BOSTON—Winthrop Realty Trust on Monday said it has sold seven assets in separate transactions across the US and has three more under contract. Spanning multifamily, retail and office, the sales are in accordance with the plan of liquidation that the REIT's shareholders approved this past summer.
The deals announced Monday include Winthrop's Waterford Place apartment property in Memphis and a San Pedro, CA multifamily building from the ST Residential Luxury portfolio in which the REIT holds an 84% interest; a 50% interest in an office property at 223 W. Jackson Blvd. in Chicago and a 32% share of the venture that owns an office at 5400 Westheimer Ct. in Houston; a pair of retail properties net leased to the Kroger Co. in Greensboro, NC and Atlanta; and a B-note with an outstanding principal balance of $5 million. The San Pedro sale netted $23.1 million, which was used to pay down a $150-million loan from KeyBank National Association; net proceeds from the other sales totaled $39.9 million.

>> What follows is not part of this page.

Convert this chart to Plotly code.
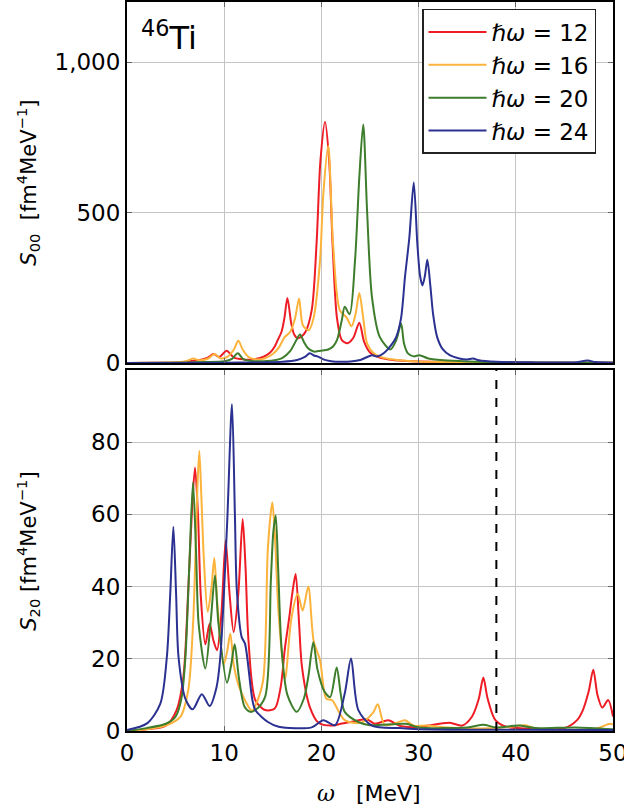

Additionally, Winthrop has the 502,000-square-foot office property at 1515 Market St. in Philadelphia under contract for $35.5 million, as well as its share of an office portfolio in northwest Atlanta that it owns in a venture with Sealy & Co., from which the REIT expects to realize $5.5 million. There is also a Louisville, KY retail property that is triple-net leased to Kroger under contract for $2.3 million. Winthrop expects these sales to close by year's end.
This past April, Winthrop's board agreed on a plan of liquidation over a two-year period, which shareholders approved in August. After exploring other options that included seeking a merger with another real estate company, the board opted to liquidate, in part because its stock continued to trade at a discount to the value of the underlying assets. Further, CEO Michael Ashner told the Wall Street Journal in April, the REIT saw few opportunistic deals in a recovering property market.
“I don't see real relative investment value in the real estate space,” Ashner told the WSJ. “Margins have compressed.” In a statement announcing the liquidation plan this past April, Ashner said the decision was “the best and most efficient means of realizing our underlying value for our shareholders.”